** GOAL **
Transcribe the full listing exactly, and drop every picture.

** GIVEN MATERIAL **
++++
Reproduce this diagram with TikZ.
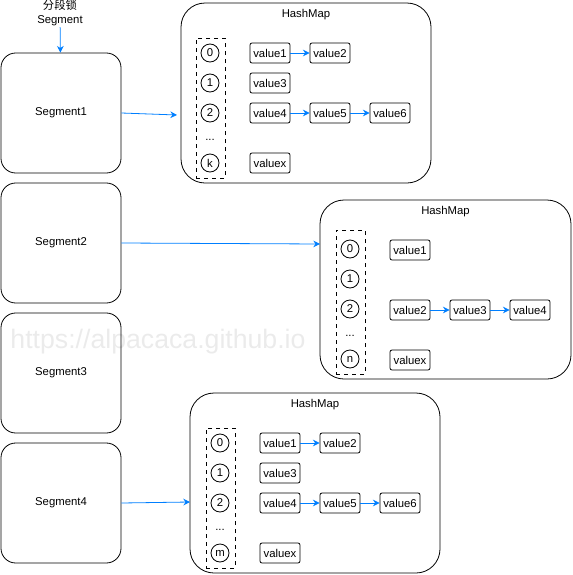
\documentclass[tikz,border=0pt]{standalone}
\usepackage{fontspec}
\setmainfont{Liberation Sans}
\newfontfamily\cjk{Noto Sans CJK SC}
\usetikzlibrary{arrows.meta,positioning}
\definecolor{linkblue}{RGB}{0,127,255}

\begin{document}
\begin{tikzpicture}[
				x=0.75pt, y=-0.75pt,
				line width=0.6pt,
				font=\fontsize{8.5}{10}\selectfont,
				segbox/.style = {draw, rounded corners=11pt, minimum width=90pt, minimum height=90pt, inner sep=0pt},
				mapbox/.style = {draw, rounded corners=18pt, inner sep=0pt},
				slots/.style = {draw, dashed, minimum width=21.75pt, inner sep=0pt},
				slot/.style = {draw, circle, minimum size=13.5pt, inner sep=0pt},
				val/.style = {draw, rounded corners=1.5pt, minimum width=30pt, minimum height=15pt, inner sep=0pt},
				link/.style = {draw=linkblue, -{Stealth[length=5pt,width=5pt]}},
				ptr/.style = {draw=linkblue, -{Stealth[length=5pt,width=5pt]}}
			]
			\useasboundingbox (0,0) rectangle (572,575);
			% watermark
			\node[text=black!8, font=\fontsize{20}{20}\selectfont] (mark) at (158,342) {https://alpacaca.github.io};
			% segments
			\node[segbox] (seg1) at (61,113) {Segment1};
			\node[segbox] (seg2) at (61,243) {Segment2};
			\node[segbox] (seg3) at (61,373) {Segment3};
			\node[segbox] (seg4) at (61,503) {Segment4};
			\node[align=center, inner sep=1pt] (seglbl) at (60,13) {{\cjk 分段锁}\\Segment};
			\draw[ptr] (seglbl) -- (seg1);
			% first map
			\node[mapbox, minimum width=187.5pt, minimum height=135pt] (map1) at (306,93) {};
			\node[below=1.5pt of map1.north] (t1) {HashMap};
			\node[slots, minimum height=105pt] (s1) at (210.5,108) {};
			\node[slot] (a0) at (210,53) {0};
			\node[slot] (a1) at (210,83) {1};
			\node[slot] (a2) at (210,113) {2};
			\node (ad) at (210,140) {...};
			\node[slot] (ak) at (210,163) {k};
			\node[val] (a01) at (270,53) {value1};
			\node[val] (a02) at (330,53) {value2};
			\node[val] (a11) at (270,83) {value3};
			\node[val] (a21) at (270,113) {value4};
			\node[val] (a22) at (330,113) {value5};
			\node[val] (a23) at (390,113) {value6};
			\node[val] (ak1) at (270,163) {valuex};
			\draw[link] (a01) -- (a02);
			\draw[link] (a21) -- (a22);
			\draw[link] (a22) -- (a23);
			% second map
			\node[mapbox, minimum width=188.25pt, minimum height=134.25pt] (map2) at (445.5,289.5) {};
			\node[below=1.5pt of map2.north] (t2) {HashMap};
			\node[slots, minimum height=108pt] (s2) at (350.5,302) {};
			\node[slot] (b0) at (350,249) {0};
			\node[slot] (b1) at (350,279) {1};
			\node[slot] (b2) at (350,309) {2};
			\node (bd) at (350,336) {...};
			\node[slot] (bn) at (350,359) {n};
			\node[val] (b01) at (410,250) {value1};
			\node[val] (b21) at (410,310) {value2};
			\node[val] (b22) at (470,310) {value3};
			\node[val] (b23) at (530,310) {value4};
			\node[val] (bn1) at (410,360) {valuex};
			\draw[link] (b21) -- (b22);
			\draw[link] (b22) -- (b23);
			% third map
			\node[mapbox, minimum width=187.5pt, minimum height=135pt] (map3) at (315,483) {};
			\node[below=1.5pt of map3.north] (t3) {HashMap};
			\node[slots, minimum height=105pt] (s3) at (220.5,498) {};
			\node[slot] (c0) at (220,443) {0};
			\node[slot] (c1) at (220,473) {1};
			\node[slot] (c2) at (220,503) {2};
			\node (cd) at (220,530) {...};
			\node[slot] (cm) at (220,553) {m};
			\node[val] (c01) at (280,443) {value1};
			\node[val] (c02) at (340,443) {value2};
			\node[val] (c11) at (280,473) {value3};
			\node[val] (c21) at (280,503) {value4};
			\node[val] (c22) at (340,503) {value5};
			\node[val] (c23) at (400,503) {value6};
			\node[val] (cm1) at (280,553) {valuex};
			\draw[link] (c01) -- (c02);
			\draw[link] (c21) -- (c22);
			\draw[link] (c22) -- (c23);
			% segment to map
			\coordinate (in1) at (177,115);
			\coordinate (in2) at (320,244);
			\coordinate (in3) at (190,502);
			\draw[ptr] (seg1.east) -- (in1);
			\draw[ptr] (seg2.east) -- (in2);
			\draw[ptr] (seg4.east) -- (in3);
		\end{tikzpicture}
\end{document}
++++
** TASK RESPONSE **
Reproduce this diagram with TikZ.
\documentclass[tikz,border=0pt]{standalone}
\usepackage{fontspec}
\setmainfont{Liberation Sans}
\newfontfamily\cjk{Noto Sans CJK SC}
\usetikzlibrary{arrows.meta,positioning}
\definecolor{linkblue}{RGB}{0,127,255}

\begin{document}
\begin{tikzpicture}[
				x=0.75pt, y=-0.75pt,
				line width=0.6pt,
				font=\fontsize{8.5}{10}\selectfont,
				segbox/.style = {draw, rounded corners=11pt, minimum width=90pt, minimum height=90pt, inner sep=0pt},
				mapbox/.style = {draw, rounded corners=18pt, inner sep=0pt},
				slots/.style = {draw, dashed, minimum width=21.75pt, inner sep=0pt},
				slot/.style = {draw, circle, minimum size=13.5pt, inner sep=0pt},
				val/.style = {draw, rounded corners=1.5pt, minimum width=30pt, minimum height=15pt, inner sep=0pt},
				link/.style = {draw=linkblue, -{Stealth[length=5pt,width=5pt]}},
				ptr/.style = {draw=linkblue, -{Stealth[length=5pt,width=5pt]}}
			]
			\useasboundingbox (0,0) rectangle (572,575);
			% watermark
			\node[text=black!8, font=\fontsize{20}{20}\selectfont] (mark) at (158,342) {https://alpacaca.github.io};
			% segments
			\node[segbox] (seg1) at (61,113) {Segment1};
			\node[segbox] (seg2) at (61,243) {Segment2};
			\node[segbox] (seg3) at (61,373) {Segment3};
			\node[segbox] (seg4) at (61,503) {Segment4};
			\node[align=center, inner sep=1pt] (seglbl) at (60,13) {{\cjk 分段锁}\\Segment};
			\draw[ptr] (seglbl) -- (seg1);
			% first map
			\node[mapbox, minimum width=187.5pt, minimum height=135pt] (map1) at (306,93) {};
			\node[below=1.5pt of map1.north] (t1) {HashMap};
			\node[slots, minimum height=105pt] (s1) at (210.5,108) {};
			\node[slot] (a0) at (210,53) {0};
			\node[slot] (a1) at (210,83) {1};
			\node[slot] (a2) at (210,113) {2};
			\node (ad) at (210,140) {...};
			\node[slot] (ak) at (210,163) {k};
			\node[val] (a01) at (270,53) {value1};
			\node[val] (a02) at (330,53) {value2};
			\node[val] (a11) at (270,83) {value3};
			\node[val] (a21) at (270,113) {value4};
			\node[val] (a22) at (330,113) {value5};
			\node[val] (a23) at (390,113) {value6};
			\node[val] (ak1) at (270,163) {valuex};
			\draw[link] (a01) -- (a02);
			\draw[link] (a21) -- (a22);
			\draw[link] (a22) -- (a23);
			% second map
			\node[mapbox, minimum width=188.25pt, minimum height=134.25pt] (map2) at (445.5,289.5) {};
			\node[below=1.5pt of map2.north] (t2) {HashMap};
			\node[slots, minimum height=108pt] (s2) at (350.5,302) {};
			\node[slot] (b0) at (350,249) {0};
			\node[slot] (b1) at (350,279) {1};
			\node[slot] (b2) at (350,309) {2};
			\node (bd) at (350,336) {...};
			\node[slot] (bn) at (350,359) {n};
			\node[val] (b01) at (410,250) {value1};
			\node[val] (b21) at (410,310) {value2};
			\node[val] (b22) at (470,310) {value3};
			\node[val] (b23) at (530,310) {value4};
			\node[val] (bn1) at (410,360) {valuex};
			\draw[link] (b21) -- (b22);
			\draw[link] (b22) -- (b23);
			% third map
			\node[mapbox, minimum width=187.5pt, minimum height=135pt] (map3) at (315,483) {};
			\node[below=1.5pt of map3.north] (t3) {HashMap};
			\node[slots, minimum height=105pt] (s3) at (220.5,498) {};
			\node[slot] (c0) at (220,443) {0};
			\node[slot] (c1) at (220,473) {1};
			\node[slot] (c2) at (220,503) {2};
			\node (cd) at (220,530) {...};
			\node[slot] (cm) at (220,553) {m};
			\node[val] (c01) at (280,443) {value1};
			\node[val] (c02) at (340,443) {value2};
			\node[val] (c11) at (280,473) {value3};
			\node[val] (c21) at (280,503) {value4};
			\node[val] (c22) at (340,503) {value5};
			\node[val] (c23) at (400,503) {value6};
			\node[val] (cm1) at (280,553) {valuex};
			\draw[link] (c01) -- (c02);
			\draw[link] (c21) -- (c22);
			\draw[link] (c22) -- (c23);
			% segment to map
			\coordinate (in1) at (177,115);
			\coordinate (in2) at (320,244);
			\coordinate (in3) at (190,502);
			\draw[ptr] (seg1.east) -- (in1);
			\draw[ptr] (seg2.east) -- (in2);
			\draw[ptr] (seg4.east) -- (in3);
		\end{tikzpicture}
\end{document}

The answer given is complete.